Ética y ciudadanía: de vuelta a casa
El día de ayer Richard Webb y Eduardo Gastelumendi nos regalaron dos artículos con una perspectiva muy útil para abordar el problema de la corrupción.
Webb se valía de un estudio realizado en Estados Unidos en el que se concluía que eran las personas más acomodadas las que escondían sus ingresos, robaban en súper mercados y hacían trampa en los juegos, con más frecuencia que aquellas que tenían menos recursos. Para Webb, ni el más fino control estatal ni el currículo cívico más sofisticado son suficiente para transformar la conciencia de las personas, dado que ésta se forma en el hogar, no en el colegio o en el ámbito laboral.
Para Gastelumendi, por su parte, todo empieza en la relación del niño con su padre, también en la casa. En sus primeros años de vida, niños y niñas maman de la figura paterna las actitudes éticas más importantes. El “aparato ético” de nuestros hijos se construye esencialmente en los primeros 5 años de vida, nos dice, y así como la corrupción nace en casa, los valores también. “En una palabra”, afirma, “padres respetuosos generan hijos respetuosos y con conciencia social”.
Pero esto, querido lector, de alguna forma ya lo sabíamos. Lo mencionamos una y otra vez cada vez que hablamos del tema con amigos, familiares o colegas. Es una evidencia que nos salta en la cara pero que no logra aterrizar en alguna política pública concreta.
¿Por qué? Por un lado, el Estado nunca fue ni es competente cuando trata de reemplazar a la familia, menos cuando trata de influir en ella. El Comunismo se encargó de estampar esta verdad con sangre a lo largo del siglo XX. Pero por otra parte, es evidente que muchos especialistas tienen miedo de usar la palabra “Familia” cuando se debate algo público. Sería imposible explicar el debate ideológico que está en la base de este fenómeno, pero lo cierto es que hoy más que nunca, cualquier familia es necesaria para construir una sociedad menos egoísta, mediocre y mañosa.
Y así, por escaparnos de la casa, nos hemos dedicado a i) armar y desarmar el cascarón político, ii) poner más controles burocráticos, o iii) reforzar el carácter “formativo” de la escuela pública elaborando currículos con una serie de enfoques que finalmente siguen siendo el producto de un análisis de gabinete.

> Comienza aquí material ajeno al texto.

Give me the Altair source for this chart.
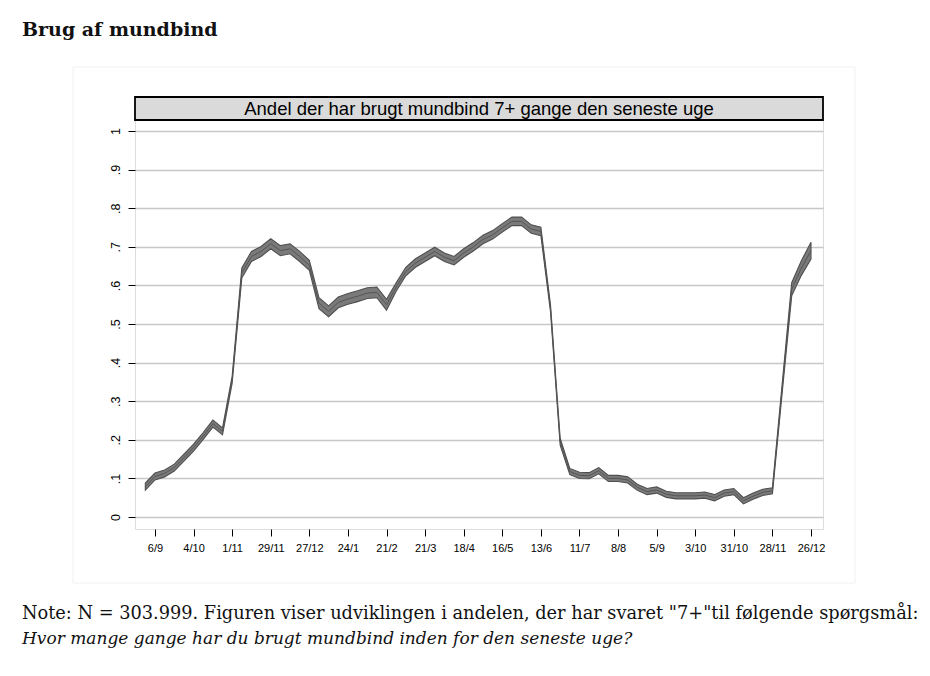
import altair as alt
import pandas as pd

# ---- data ----
start_date = "2020-08-30"          # first weekly observation
values = [0.079, 0.105, 0.113, 0.128, 0.154, 0.180, 0.210, 0.242, 0.222, 0.356,
          0.632, 0.675, 0.688, 0.708, 0.690, 0.695, 0.675, 0.652, 0.554, 0.533,
          0.556, 0.565, 0.572, 0.580, 0.582, 0.550, 0.596, 0.636, 0.658, 0.673,
          0.688, 0.673, 0.664, 0.684, 0.700, 0.719, 0.731, 0.749, 0.766, 0.766,
          0.746, 0.740, 0.540, 0.195, 0.118, 0.108, 0.107, 0.120, 0.100, 0.100,
          0.096, 0.077, 0.066, 0.070, 0.059, 0.055, 0.055, 0.055, 0.057, 0.050,
          0.062, 0.066, 0.042, 0.054, 0.064, 0.068, 0.330, 0.590, 0.645, 0.690]
ci_half = [0.009] * 10 + [0.013] * 8 + [0.014] * 8 + [0.011] * 16 + [0.009] * 2 + \
          [0.008] * 22 + [0.012, 0.017, 0.019, 0.022]

tick_dates = [(2020, 9, 6), (2020, 10, 4), (2020, 11, 1), (2020, 11, 29), (2020, 12, 27),
              (2021, 1, 24), (2021, 2, 21), (2021, 3, 21), (2021, 4, 18), (2021, 5, 16),
              (2021, 6, 13), (2021, 7, 11), (2021, 8, 8), (2021, 9, 5), (2021, 10, 3),
              (2021, 10, 31), (2021, 11, 28), (2021, 12, 26)]
y_ticks = [0, 0.1, 0.2, 0.3, 0.4, 0.5, 0.6, 0.7, 0.8, 0.9, 1]

title_text = "Brug af mundbind"
header_text = "Andel der har brugt mundbind 7+ gange den seneste uge"
note_line1 = 'Note: N = 303.999. Figuren viser udviklingen i andelen, der har svaret "7+"til følgende spørgsmål:'
note_line2 = "Hvor mange gange har du brugt mundbind inden for den seneste uge?"

# ---- table ----
dates = pd.date_range(start_date, periods=len(values), freq="7D")
df = pd.DataFrame({
    "date": dates.strftime("%Y-%m-%d"),
    "value": values,
    "lo": [v - h for v, h in zip(values, ci_half)],
    "hi": [v + h for v, h in zip(values, ci_half)],
})

W, H = 688, 409

x_enc = alt.X(
    "date:T",
    scale=alt.Scale(type="utc",
                    domain=[alt.DateTime(year=2020, month=8, date=22, hours=12, utc=True),
                            alt.DateTime(year=2022, month=1, date=3, hours=17, utc=True)]),
    axis=alt.Axis(
        title=None,
        values=[alt.DateTime(year=y, month=m, date=d, utc=True) for y, m, d in tick_dates],
        labelExpr="utcFormat(datum.value, '%-d/%-m')",
        grid=False, domain=False, tickSize=7, tickColor="black", tickWidth=1,
        labelFont="Liberation Sans", labelFontSize=11, labelColor="black",
        labelPadding=6, labelOverlap=False, labelFlush=False,
    ),
)
y_axis = alt.Axis(
    title=None, values=y_ticks,
    labelExpr="datum.value == 0 ? '0' : datum.value == 1 ? '1' : replace(format(datum.value, '.1f'), '0.', '.')",
    grid=True, gridColor="#c8c8c8", gridWidth=1.5,
    domain=False, tickSize=7, tickColor="black", tickWidth=1,
    labelFont="Liberation Sans", labelFontSize=12.5, labelColor="black",
    labelAngle=270, labelAlign="center", labelBaseline="alphabetic", labelPadding=9,
)
y_scale = alt.Scale(domain=[-0.031, 1.0285], nice=False, zero=False)

base = alt.Chart(df)

band = base.mark_area(fill="#7a7a7a", stroke="#505050", strokeWidth=1.1, opacity=1).encode(
    x=x_enc,
    y=alt.Y("lo:Q", scale=y_scale, axis=y_axis),
    y2="hi:Q",
)
center = base.mark_line(color="#555555", strokeWidth=1).encode(
    x=x_enc,
    y=alt.Y("value:Q", scale=y_scale, axis=y_axis),
)

one = pd.DataFrame({"t": [header_text]})
header_box = alt.Chart(one).mark_rect(fill="#dadada", stroke="black", strokeWidth=1.8).encode(
    x=alt.value(0), x2=alt.value(W), y=alt.value(-23), y2=alt.value(0))
header = alt.Chart(one).mark_text(font="Liberation Sans", fontSize=18.5, color="black",
                                  baseline="middle", align="center").encode(
    x=alt.value(W / 2), y=alt.value(-11), text="t:N")

outer = alt.Chart(one).mark_rect(fill="white", fillOpacity=0, stroke="#f1f1f1", strokeWidth=1).encode(
    x=alt.value(-62), x2=alt.value(720), y=alt.value(-53), y2=alt.value(463))

title = alt.Chart(pd.DataFrame({"t": [title_text]})).mark_text(
    font="DejaVu Serif", fontWeight="bold", fontSize=19, color="#111111",
    align="left", baseline="alphabetic").encode(
    x=alt.value(-113), y=alt.value(-84), text="t:N")

note1 = alt.Chart(pd.DataFrame({"t": [note_line1]})).mark_text(
    font="DejaVu Serif", fontSize=17.75, color="#111111", align="left", baseline="alphabetic").encode(
    x=alt.value(-113), y=alt.value(499), text="t:N")
note2 = alt.Chart(pd.DataFrame({"t": [note_line2]})).mark_text(
    font="DejaVu Serif", fontSize=17, fontStyle="italic", color="#111111",
    align="left", baseline="alphabetic").encode(
    x=alt.value(-113), y=alt.value(524), text="t:N")

chart = alt.layer(outer, band, center, header_box, header, title, note1, note2).properties(
    width=W, height=H,
    autosize=alt.AutoSizeParams(type="none"),
    padding={"left": 127, "top": 112, "right": 95, "bottom": 130},
).configure_view(stroke="black", strokeWidth=1.5).configure(background="white")

chart.save("out.html", embed_options={"renderer": "svg", "actions": False})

Tenemos que volver a casa. Tenemos que pensar de nuevo en la familia como una unidad que merece la atención del Estado. ¿Pero cómo puede el Estado ayudar a la familia a formar niños y niñas con conciencia cívica y social? Para empezar, podría articular políticas públicas en torno al hogar y no en torno a sus componentes individuales. Hoy en día miramos al niño, a la mujer, al joven o al adulto mayor como unidades aisladas, pero resulta que duermen en la misma casa, comparten las mismas raíces, valores y las mismas opiniones sobre los temas más fundamentales.
En segundo lugar, es tiempo de apostar por una relación cercana entre el Estado y el padre de familia (también ciudadano y contribuyente). Y esto se puede lograr a través de las nuevas tecnologías. Cualquier padre estaría interesado en contar con aplicaciones que le faciliten elegir al mejor colegio, al mejor hospital, pagar impuestos, realizar trámites municipales, saber dónde puede cuadrarse o qué calle está en reparación, encontrar espacios de entretenimiento sano para sus hijos, etc. Si nuestros hijos ven que cumplir la ley es fácil, que nos llevamos mejor con el Estado y que hablamos bien de él, ¿cómo podrían ser peores ciudadanos que nosotros? La tecnología puede ser muy útil para reconciliar al ciudadano con el Estado, impulsando al primero a cumplir sus obligaciones y reprimiendo al segundo de utilizar su poder para abusar de él.
¿Volveremos a pensar en la familia como una unidad? ¿Dejaremos los debates ideológicos a un lado y aprovecharemos su condición de célula básica para promover valores? ¿Empezaremos a apostar de verdad por la tecnología para fortalecer la relación entre el Estado y los ciudadanos?